The company's business model is centred around a “flexible asset-light supply chain,” vertically integrated across all functions and processes, covering the entire product lifecycle from product development and sourcing through to shipping, warehousing and home delivery.

It said the global furniture and homeware market for both online and offline is currently estimated at £504bn, of which £151bn is attributable to Europe.

“The homeware and furnishings category is well-positioned for growth given rising penetration rates and high forecasted growth, making it one of the most attractive sectors with significant potential in the retail space,” Made said.

It added it is “well-positioned to take advantage of the structural tailwinds driving the online furniture and homeware market, including sector consolidation, increasing focus on sustainability, working from home, and millennials entering their core home formation years.”

Made is the latest big name that will IPO this year. Notable floats of the past few months include Dr Martens (DOCS.L), Moonpig (MOON.L), review website Trustpilot (TRST.L) and Deliveroo (ROO.L).

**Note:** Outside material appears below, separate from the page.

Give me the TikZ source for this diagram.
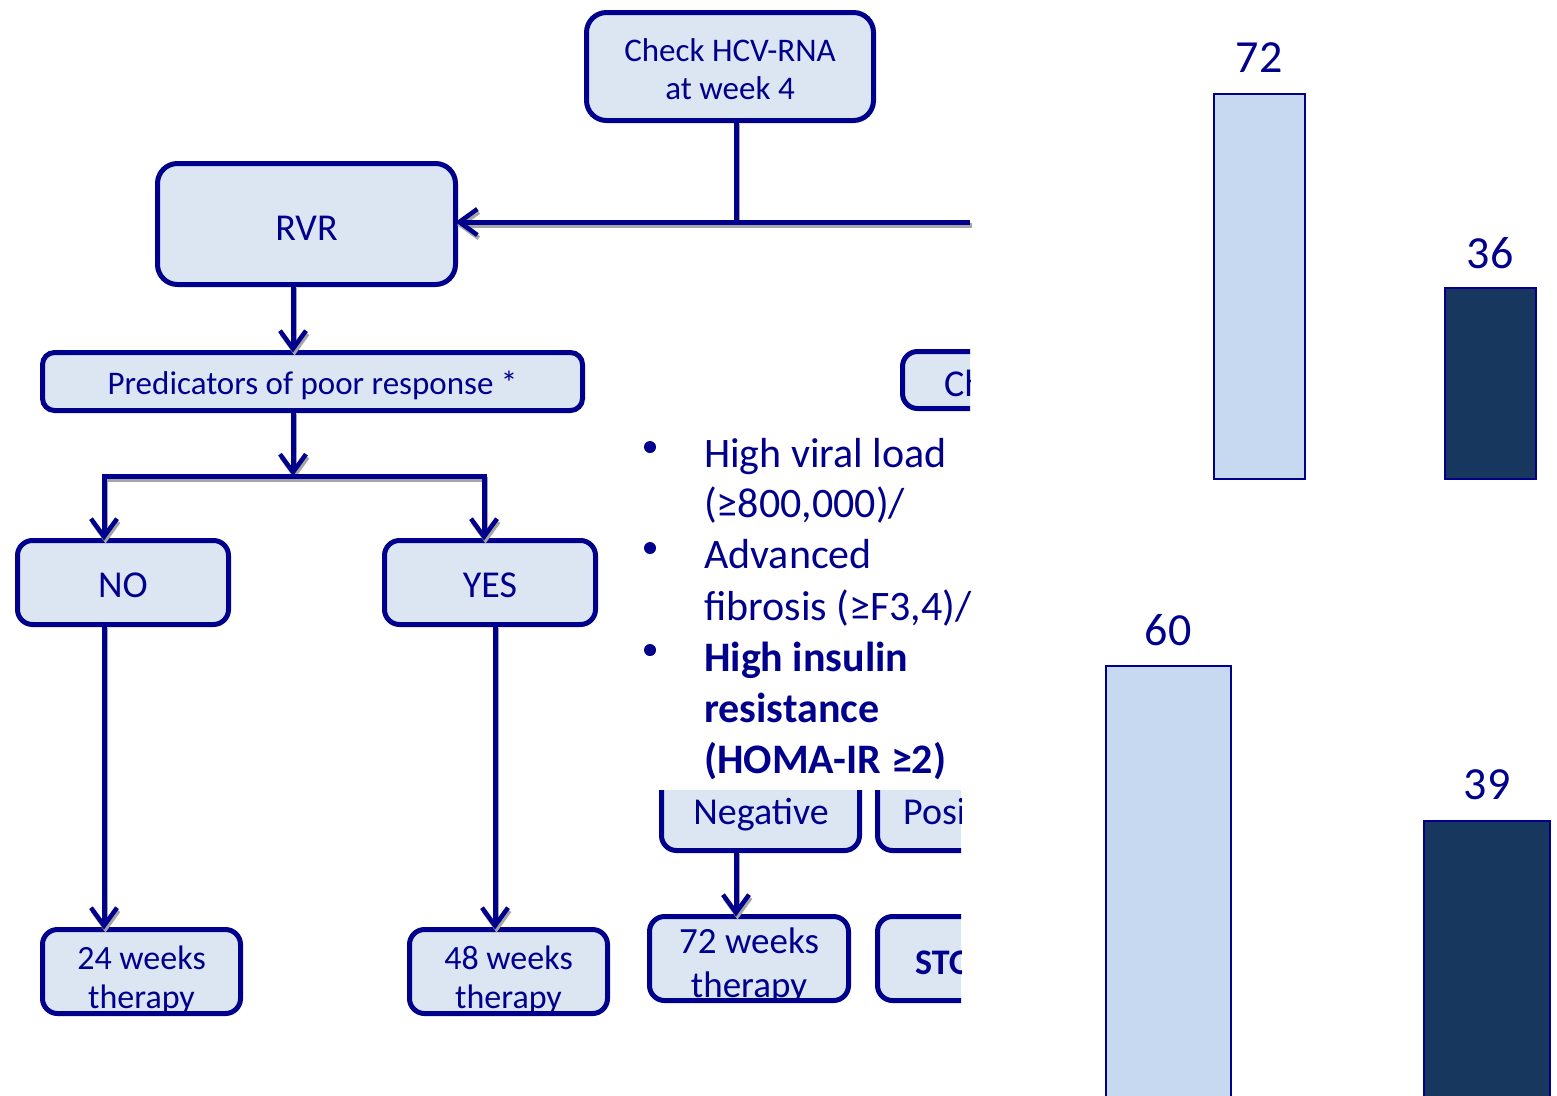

‘’Timing is everything for an IPO and Made.com is launching onto the market aiming to capitalise on the accelerated shift to e-commerce and the high demand for home makeovers witnessed over the pandemic," Susannah Streeter, senior investment and markets analyst at Hargreaves Lansdown, told Yahoo Finance.

"E-commerce sites in particular are seizing the moment, with The Hut Group the first out of the traps in London with a hugely successful IPO in August 2020. Moonpig’s positioning as an e-commerce platform rather than an online card retailer helped its shares fly as it launched onto the market at the beginning of February."

However, she pointed to recent data from the Office for National Statistics that show spending on "delayable goods like furniture has waned a little since the big spending spurt in April."

There is also plenty of rivals in the online furniture space, with Dunelm and DFS likely to continue to be tough competition," she said.